Sarah is a site manager at her hive, Leavo Construction. She invested a lot of time into getting her processes running as smooth as she can get them with the resources available. Suddenly everything changes. New software was introduced and her staff are in uproar about the new protocols. Sarah thinks that management made the wrong decision, because she has to spend more time on admin now.

Management at Leavo construction considers the project a success. They can now approve purchases from any mobile device and accounting can access reports at any time.

Eventually, Sarah will get used to the new system and find that it does in fact save her time. Although management meant well and did make the right decision, the process of change was handled poorly. Little attention was paid to unintended consequences down the line.

Of course the opposite is equally relevant. It could have been Sarah asking for new software and management who’d need convincing. If Leavo construction was run as a CAS, change would be instant and with ease.

CAS aims to find a balance between order and chaos, allowing your business to adapt to change as it happens.

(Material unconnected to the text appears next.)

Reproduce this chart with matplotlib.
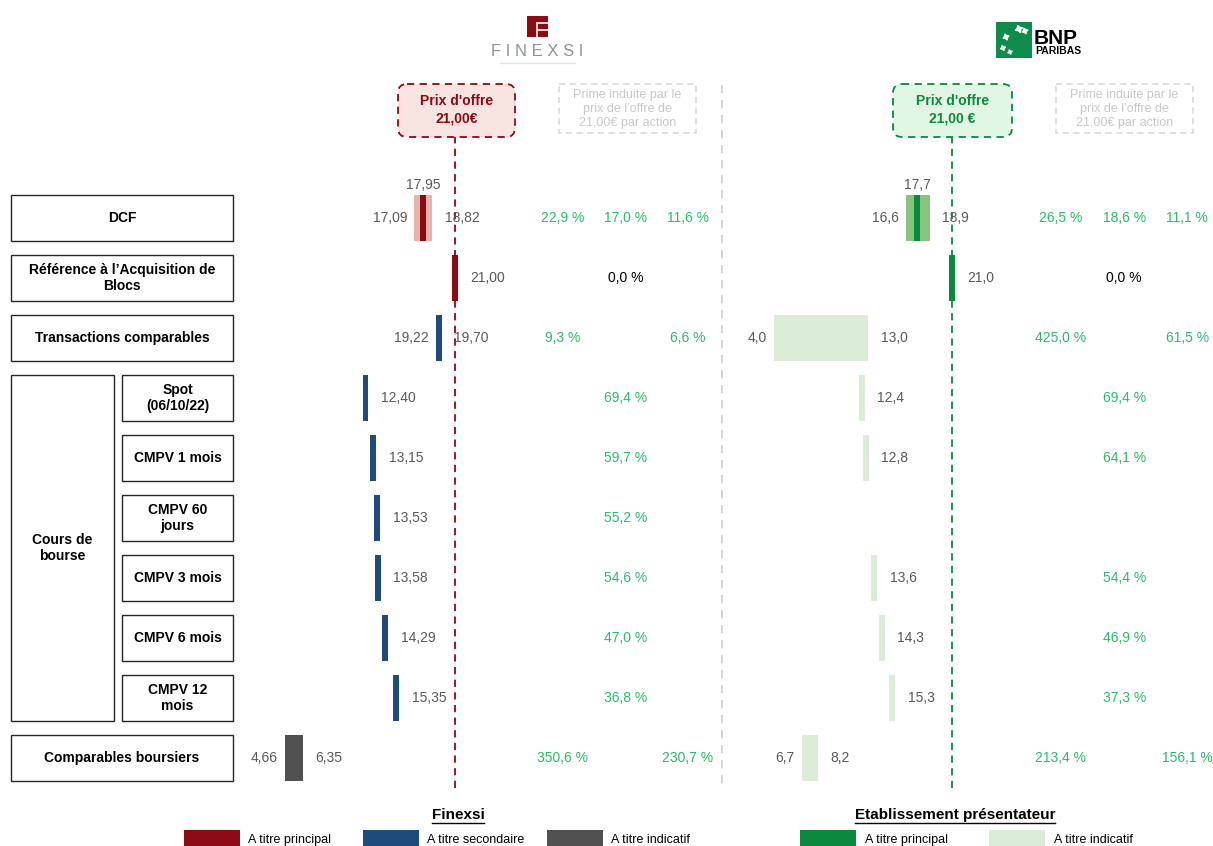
import matplotlib.pyplot as plt
from matplotlib.patches import Rectangle, FancyBboxPatch

plt.rcParams["font.family"] = ["Liberation Sans", "DejaVu Sans"]

W, H = 1213, 846
DPI = 100

OFFER = 21.0

ROW_LABELS = [
    "DCF",
    "Référence à l’Acquisition de\nBlocs",
    "Transactions comparables",
    "Spot\n(06/10/22)",
    "CMPV 1 mois",
    "CMPV 60\njours",
    "CMPV 3 mois",
    "CMPV 6 mois",
    "CMPV 12\nmois",
    "Comparables boursiers",
]
GROUP_LABEL = "Cours de\nbourse"
GROUP_ROWS = [3, 8]

# Finexsi valuation (low / mid / high per method)
FIN_LOW = [17.09, 21.00, 19.22, 12.40, 13.15, 13.53, 13.58, 14.29, 15.35, 4.66]
FIN_MID = [17.95, None, None, None, None, None, None, None, None, None]
FIN_HIGH = [18.82, None, 19.70, None, None, None, None, None, None, 6.35]
FIN_KIND = ["principal", "principal", "secondaire", "secondaire", "secondaire",
            "secondaire", "secondaire", "secondaire", "secondaire", "indicatif"]

# Etablissement présentateur (BNP Paribas)
BNP_LOW = [16.6, 21.0, 4.0, 12.4, 12.8, None, 13.6, 14.3, 15.3, 6.7]
BNP_MID = [17.7, None, None, None, None, None, None, None, None, None]
BNP_HIGH = [18.9, None, 13.0, None, None, None, None, None, None, 8.2]
BNP_KIND = ["principal", "principal", "indicatif", "indicatif", "indicatif",
            "indicatif", "indicatif", "indicatif", "indicatif", "indicatif"]

FIN_COLORS = {"principal": "#8E0A12", "secondaire": "#1F4A7D", "indicatif": "#505050"}
FIN_RANGE = "#E6B4AB"
BNP_COLORS = {"principal": "#0A8A3C", "indicatif": "#DBEDD7"}
BNP_RANGE = "#88C47E"

FIN_LEGEND = [("A titre principal", "#8E0A12"), ("A titre secondaire", "#1F4A7D"),
              ("A titre indicatif", "#505050")]
BNP_LEGEND = [("A titre principal", "#0A8A3C"), ("A titre indicatif", "#DBEDD7")]

PCT_GREEN = "#2DBA68"
VAL_GREY = "#595959"
PCT_COLS = [31.35, 37.4, 43.4]
MIN_W = 0.55
BAR_H = 0.77


def px_rect(x0, y0, x1, y1):
    return [x0 / W, 1 - y1 / H, (x1 - x0) / W, (y1 - y0) / H]


def fmt(v, d):
    return f"{v:.{d}f}".replace(".", ",")


def pct_text(ax, col, row, v):
    p = (OFFER / v - 1) * 100
    color = "black" if abs(p) < 1e-9 else PCT_GREEN
    ax.text(PCT_COLS[col], row, f"{p:.1f} %".replace(".", ","), ha="center",
            va="center", fontsize=10, color=color)


def draw_panel(ax, low, mid, high, kind, colors, range_color, dec):
    for i in range(len(low)):
        if low[i] is None:
            continue
        if high[i] is None:
            left = low[i] - MIN_W / 2
            ax.barh(i, MIN_W, left=left, height=BAR_H, color=colors[kind[i]], zorder=3)
            ax.annotate(fmt(low[i], dec), (left + MIN_W, i), xytext=(9, 0),
                        textcoords="offset points", ha="left", va="center",
                        fontsize=10, color=VAL_GREY)
            pct_text(ax, 1, i, low[i])
            continue
        if kind[i] == "principal":
            left, width = low[i], high[i] - low[i]
            ax.barh(i, width, left=left, height=BAR_H, color=range_color, zorder=2)
            ax.barh(i, MIN_W, left=mid[i] - MIN_W / 2, height=BAR_H,
                    color=colors[kind[i]], zorder=3)
            ax.annotate(fmt(mid[i], dec), (mid[i], i - BAR_H / 2), xytext=(0, 2),
                        textcoords="offset points", ha="center", va="bottom",
                        fontsize=10, color=VAL_GREY)
            pct_text(ax, 1, i, mid[i])
        else:
            width = max(high[i] - low[i], MIN_W)
            left = (low[i] + high[i]) / 2 - width / 2
            ax.barh(i, width, left=left, height=BAR_H, color=colors[kind[i]], zorder=3)
        ax.annotate(fmt(low[i], dec), (left, i), xytext=(-5, 0),
                    textcoords="offset points", ha="right", va="center",
                    fontsize=10, color=VAL_GREY)
        ax.annotate(fmt(high[i], dec), (left + width, i), xytext=(9, 0),
                    textcoords="offset points", ha="left", va="center",
                    fontsize=10, color=VAL_GREY)
        pct_text(ax, 0, i, low[i])
        pct_text(ax, 2, i, high[i])


fig = plt.figure(figsize=(W / DPI, H / DPI), dpi=DPI)
fig.patch.set_facecolor("white")

# overlay in pixel units for boxes, headers, logos and legend
ov = fig.add_axes([0, 0, 1, 1])
ov.set_xlim(0, W)
ov.set_ylim(H, 0)
ov.set_axis_off()

# method label boxes
for i, lab in enumerate(ROW_LABELS):
    yc = 218 + 60 * i
    if GROUP_ROWS[0] <= i <= GROUP_ROWS[1]:
        x0, x1 = 122, 233
    else:
        x0, x1 = 11, 233
    ov.add_patch(Rectangle((x0, yc - 23), x1 - x0, 46, fill=False,
                           edgecolor="#262626", lw=1))
    ov.text((x0 + x1) / 2, yc, lab, ha="center", va="center", fontsize=10,
            fontweight="bold", linespacing=1.2)
g0 = 218 + 60 * GROUP_ROWS[0] - 23
g1 = 218 + 60 * GROUP_ROWS[1] + 23
ov.add_patch(Rectangle((11, g0), 103, g1 - g0, fill=False, edgecolor="#262626", lw=1))
ov.text(62, (g0 + g1) / 2, GROUP_LABEL, ha="center", va="center", fontsize=10,
        fontweight="bold", linespacing=1.2)

# separator between the two panels
ov.plot([722, 722], [85, 790], color="#CFCFCF", lw=1.2, ls=(0, (5, 4)))


def offer_box(x0, x1, edge, face, text):
    ov.add_patch(FancyBboxPatch((x0, 84), x1 - x0, 53,
                                boxstyle="round,pad=0,rounding_size=9",
                                facecolor=face, edgecolor=edge, lw=1.3,
                                ls=(0, (4, 3))))
    ov.text((x0 + x1) / 2, 110, text, ha="center", va="center", fontsize=10,
            fontweight="bold", color=edge, linespacing=1.3)


def prime_box(x0, x1):
    ov.add_patch(Rectangle((x0, 84), x1 - x0, 49, fill=False, edgecolor="#D6D6D6",
                           lw=1.1, ls=(0, (4, 3))))
    ov.text((x0 + x1) / 2, 109, "Prime induite par le\nprix de l’offre de\n21,00€ par action",
            ha="center", va="center", fontsize=9, color="#C8C8C8", linespacing=1.2)


offer_box(398, 515, "#8E0A12", "#F8E4E1", "Prix d'offre\n21,00€")
prime_box(559, 696)
offer_box(893, 1012, "#0A8A3C", "#E2F6E4", "Prix d'offre\n21,00 €")
prime_box(1056, 1193)

# Finexsi logo
ov.add_patch(Rectangle((527, 16), 21, 21, color="#8E0A12", lw=0))
ov.plot([537, 537], [23, 37], color="white", lw=1.2)
ov.plot([537, 548], [23, 23], color="white", lw=1.2)
ov.plot([537, 548], [30, 30], color="white", lw=1.2)
ov.text(537, 52, "F I N E X S I", ha="center", va="center", fontsize=12,
        color="#8C9597")
ov.plot([500, 575], [63, 63], color="#E3E3E3", lw=1)

# BNP Paribas logo
ov.add_patch(Rectangle((996, 22), 36, 36, color="#0D8C4C", lw=0))
ov.scatter([1006, 1019, 1025, 1003, 1010], [37, 29, 31, 48, 52], marker=(4, 1, 20),
           s=[20, 28, 18, 14, 10], color="white", zorder=5)
ov.text(1034, 38, "BNP", ha="left", va="center", fontsize=15, fontweight="bold")
ov.text(1035, 51, "PARIBAS", ha="left", va="center", fontsize=7.5, fontweight="bold")

# legends
fig.canvas.draw()
renderer = fig.canvas.get_renderer()


def legend_title(xc, text):
    t = ov.text(xc, 815, text, ha="center", va="center", fontsize=11, fontweight="bold")
    bb = t.get_window_extent(renderer)
    (xa, _), (xb, _) = ov.transData.inverted().transform([[bb.x0, 0], [bb.x1, 0]])
    ov.plot([xa, xb], [823, 823], color="black", lw=1)


legend_title(458, "Finexsi")
legend_title(955, "Etablissement présentateur")
for (lab, col), x0 in zip(FIN_LEGEND, [184, 363, 547]):
    ov.add_patch(Rectangle((x0, 830), 56, 20, color=col, lw=0))
    ov.text(x0 + 64, 840, lab, ha="left", va="center", fontsize=9)
for (lab, col), x0 in zip(BNP_LEGEND, [800, 989]):
    ov.add_patch(Rectangle((x0, 830), 56, 20, color=col, lw=0))
    ov.text(x0 + 65, 840, lab, ha="left", va="center", fontsize=9)

# value panels
fin_ax = fig.add_axes(px_rect(236.6, 137, 722, 788))
fin_ax.set_xlim(0, (722 - 236.6) / 10.4)
bnp_ax = fig.add_axes(px_rect(731.5, 137, 1213, 788))
bnp_ax.set_xlim(0, (1213 - 731.5) / 10.5)
for ax in (fin_ax, bnp_ax):
    ax.set_ylim(9.5, -1.35)
    ax.set_axis_off()
    ax.patch.set_alpha(0)

fin_ax.axvline(OFFER, color="#8E0A12", lw=1.3, ls=(0, (4, 3)), zorder=2.5)
bnp_ax.axvline(OFFER, color="#0A8A3C", lw=1.3, ls=(0, (4, 3)), zorder=2.5)

draw_panel(fin_ax, FIN_LOW, FIN_MID, FIN_HIGH, FIN_KIND, FIN_COLORS, FIN_RANGE, 2)
draw_panel(bnp_ax, BNP_LOW, BNP_MID, BNP_HIGH, BNP_KIND, BNP_COLORS, BNP_RANGE, 1)

fig.savefig("out.png", dpi=DPI, facecolor="white")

All agents and systems (divisions in your hive) would adapt to and even enhance the new process. Two of the key principles here are self-organization and coevolution; the agent’s behaviour is constrained by the system, but the system is updated by the agent’s interaction with it. An evolving, self sustained organism with agents working inter-dependently. The key takeaway is to involve/inform all levels of staff in software changes from the planning phase, so everyone can evolve together and the technical experience of staff can be used as an asset.

“The best run companies function much like a flock of birds, in which individuals following fairly simple rules interact with each other to form a cohesive and dynamic whole.”

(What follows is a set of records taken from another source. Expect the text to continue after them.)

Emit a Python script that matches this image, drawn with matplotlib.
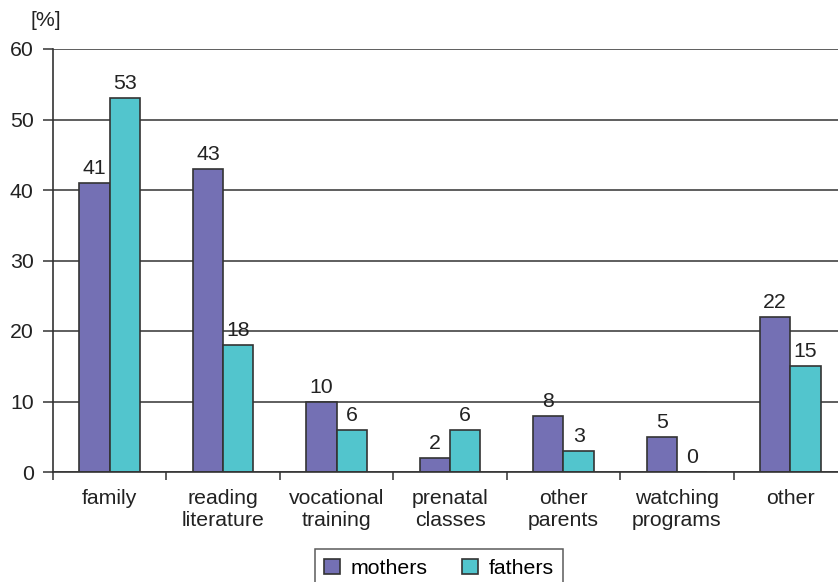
import matplotlib
matplotlib.use("Agg")
import matplotlib.pyplot as plt
import numpy as np

categories = ["family", "reading\nliterature", "vocational\ntraining", "prenatal\nclasses",
              "other\nparents", "watching\nprograms", "other"]
mothers = [41, 43, 10, 2, 8, 5, 22]
fathers = [53, 18, 6, 6, 3, 0, 15]
yticks = [0, 10, 20, 30, 40, 50, 60]

plt.rcParams['font.family'] = ['Liberation Sans', 'DejaVu Sans']
FS = 15.3

W, H = 838, 582
fig = plt.figure(figsize=(W / 100, H / 100), dpi=100)
ax = fig.add_axes([53 / W, 1 - 472 / H, (847 - 53) / W, (472 - 49) / H])

x = np.arange(len(categories))
bw = 0.267
c_m = "#7470B4"
c_f = "#52C5CD"
edge = "#333333"
ax.set_axisbelow(True)
bm = ax.bar(x - bw / 2, mothers, bw, color=c_m, edgecolor=edge, linewidth=1.2, label="mothers")
bf = ax.bar(x + bw / 2, fathers, bw, color=c_f, edgecolor=edge, linewidth=1.2, label="fathers")

for rects, vals in ((bm, mothers), (bf, fathers)):
    for r, v in zip(rects, vals):
        ax.text(r.get_x() + r.get_width() / 2, v + 0.7, str(v), ha="center", va="bottom",
                fontsize=FS, color="#222222")

ax.set_xlim(-0.5, len(categories) - 0.5)
ax.set_ylim(0, 60)
ax.set_yticks(yticks)
ax.set_yticklabels([str(t) for t in yticks], fontsize=FS, color="#222222")
ax.yaxis.grid(True, color="#333333", linewidth=1.1)
ax.set_xticks(np.arange(len(categories) + 1) - 0.5)
ax.set_xticklabels([])
ax.set_xticks(x, minor=True)
ax.set_xticklabels(categories, minor=True, fontsize=FS, color="#222222", linespacing=1.25)
ax.tick_params(axis="x", which="minor", length=0, pad=12)
ax.tick_params(axis="x", which="major", direction="out", length=6, width=1.1, color="#333333")
ax.tick_params(axis="y", direction="out", length=7, width=1.1, color="#333333", pad=7)

for s in ("top", "right"):
    ax.spines[s].set_visible(False)
ax.spines["left"].set_color("#333333")
ax.spines["left"].set_linewidth(1.2)
ax.spines["bottom"].set_color("#333333")
ax.spines["bottom"].set_linewidth(1.2)

fig.text(46 / W, 1 - 20 / H, "[%]", ha="center", va="center", fontsize=FS, color="#222222")

leg = fig.legend(handles=[bm, bf], labels=["mothers", "fathers"], loc="upper center",
                 bbox_to_anchor=(439 / W, 1 - 549 / H), ncol=2, fontsize=FS, frameon=True,
                 fancybox=False, edgecolor="#333333", handlelength=0.75, handleheight=0.75,
                 columnspacing=1.6, handletextpad=0.5, borderpad=0.45, borderaxespad=0)
leg.get_frame().set_linewidth(1.1)

fig.savefig("out.png", dpi=100)
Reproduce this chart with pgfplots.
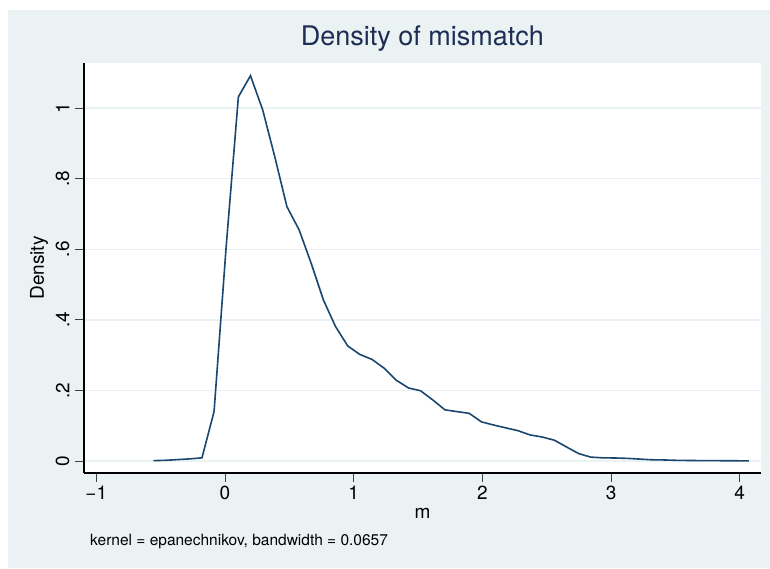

Roger Lewin and Birute Regine

Company processes now involve continuous, correct decisions on all levels. For this to be successful, total trust and ongoing academic growth is necessary for everyone. All agents should be the CEO of their own operations. If employees have these responsibilities (inter-dependence) and coevolution between each other, you almost have your complex adaptive system. Your organism still needs direction, which can be achieved with a steadfast mission statement (basic rules) continuous company-wide collaboration and paying attention to small changes.

cas management-01

Technology is only as good as the human working with it. Getting new software will bring your company little in terms of value and benefit if staff is reluctant to adopt it. Given the opportunity to wrap her head around it and perhaps contribute to the decision beforehand , Sarah would have been able to integrate the new technology with her team’s daily processes seamlessly. This, of course, will save your company some time and money by eliminating software adoption time. Because agents now work inter-dependently, they consider possible unexpected consequences of change. The gravity of consequences is milder, because other agents adapt and change with the flow.

Your Company

Progressing your company to CAS is a big step. Taking small measures to streamline new software integration will benefit you a fair amount to start with. Here are some steps you can take to turn on your company’s hive mind when implementing new software.

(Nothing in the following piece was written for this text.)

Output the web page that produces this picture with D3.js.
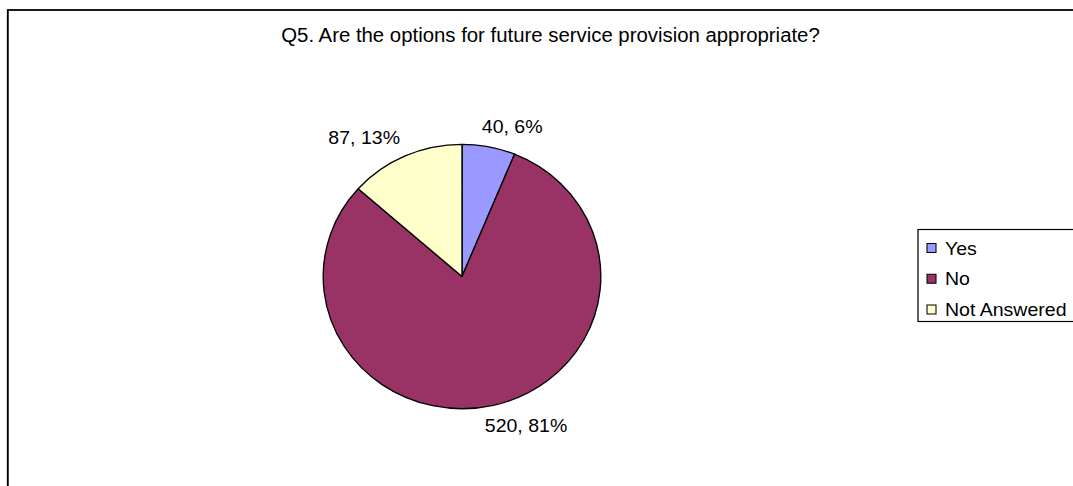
<!DOCTYPE html>
<html>
<head>
<meta charset="utf-8">
<script src="https://cdn.jsdelivr.net/npm/d3@7"></script>
<style>
  html, body { margin: 0; padding: 0; background: #fff; overflow: hidden; }
  svg { display: block; font-family: "Liberation Sans", Arial, sans-serif; }
</style>
</head>
<body>
<svg id="chart" width="1073" height="486"></svg>
<script>
// Survey responses to Q5
const title = "Q5. Are the options for future service provision appropriate?";
const categories = ["Yes", "No", "Not Answered"];
const counts = [40, 520, 87];
const percentLabels = ["6%", "81%", "13%"];
const colors = ["#9999FF", "#993366", "#FFFFCC"];

const W = 1073, H = 486;
const stretch = 1.05;             // the whole chart is drawn slightly widened
const svg = d3.select("#chart");

const g = svg.append("g").attr("transform", `scale(${stretch},1)`);
const X = v => v / stretch;       // screen x -> group x

// chart area frame
g.append("rect")
  .attr("x", X(7.8)).attr("y", 10)
  .attr("width", X(W + 40)).attr("height", H + 40)
  .attr("fill", "none").attr("stroke", "#000").attr("stroke-width", 1.8);

// title
g.append("text")
  .attr("x", X(550.5)).attr("y", 42.5)
  .attr("text-anchor", "middle")
  .attr("font-size", 19.4)
  .attr("fill", "#000")
  .text(title);

// pie
const cx = X(462), cy = 276.5, r = 132.2;
const pie = d3.pie().sort(null).value(d => d.value);
const data = categories.map((c, i) => ({ cat: c, value: counts[i], pct: percentLabels[i], color: colors[i] }));
const arcs = pie(data);
const arc = d3.arc().innerRadius(0).outerRadius(r);

const pg = g.append("g").attr("transform", `translate(${cx},${cy})`);
pg.selectAll("path.slice")
  .data(arcs)
  .join("path")
  .attr("class", "slice")
  .attr("d", arc)
  .attr("fill", d => d.data.color)
  .attr("stroke", "#000")
  .attr("stroke-width", 1.3)
  .attr("stroke-linejoin", "round");

// slice labels outside the pie
const labelR = 153;
const fs = 18.6;
pg.selectAll("text.lbl")
  .data(arcs)
  .join("text")
  .attr("class", "lbl")
  .attr("font-size", fs)
  .attr("text-anchor", "middle")
  .attr("fill", "#000")
  .text(d => `${d.data.value}, ${d.data.pct}`)
  .each(function (d) {
    const a = (d.startAngle + d.endAngle) / 2;
    const s = Math.sin(a), c = Math.cos(a);
    const hw = this.getComputedTextLength() / 2;
    const x = labelR * s + Math.sign(s) * hw * (0.4 + 1.2 * Math.abs(s));
    const y = -labelR * c + fs * 0.716 / 2;
    d3.select(this).attr("x", x).attr("y", y);
  });

// legend
const lg = g.append("g");
lg.append("rect")
  .attr("x", X(918)).attr("y", 229.5)
  .attr("width", X(W + 40 - 918)).attr("height", 92)
  .attr("fill", "#fff").attr("stroke", "#000").attr("stroke-width", 1.2);

const rowY = d3.scalePoint().domain(categories).range([248, 309.5]);
const items = lg.selectAll("g.item").data(data).join("g").attr("class", "item");
items.append("rect")
  .attr("x", X(927)).attr("y", d => rowY(d.cat) - 4.5)
  .attr("width", X(9)).attr("height", 9)
  .attr("fill", d => d.color)
  .attr("stroke", "#000").attr("stroke-width", 1);
items.append("text")
  .attr("x", X(945)).attr("y", d => rowY(d.cat) + 6.6)
  .attr("font-size", fs)
  .attr("fill", "#000")
  .text(d => d.cat);
</script>
</body>
</html>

  1. Hire staff that can easily adapt to change. Characteristics include: a hunger for learning, a positive work history, a general satisfaction with life and passion for their work.
  2. Inform all relevant agents as early in the planning stage as possible.
  3. Consider relevant agents’ input on their needs for the software.
  4. Ask the software provider to supply you with explainer documentation for relevant agents so they can start mentally fitting it into their existing processes.
  5. When a decision is made, inform agents of the decision and start training considering computer proficiency levels.
  6. Ask your whole team to pay attention to small changes in their environment and adjust continuously.
  7. By giving employees KPIs, they can come to their own conclusion determining the level of benefit that software adds to their own tasks and productivity.

Because change is constant, it is better embraced than avoided. Relax into the CAS model to make your organization resilient to perturbation.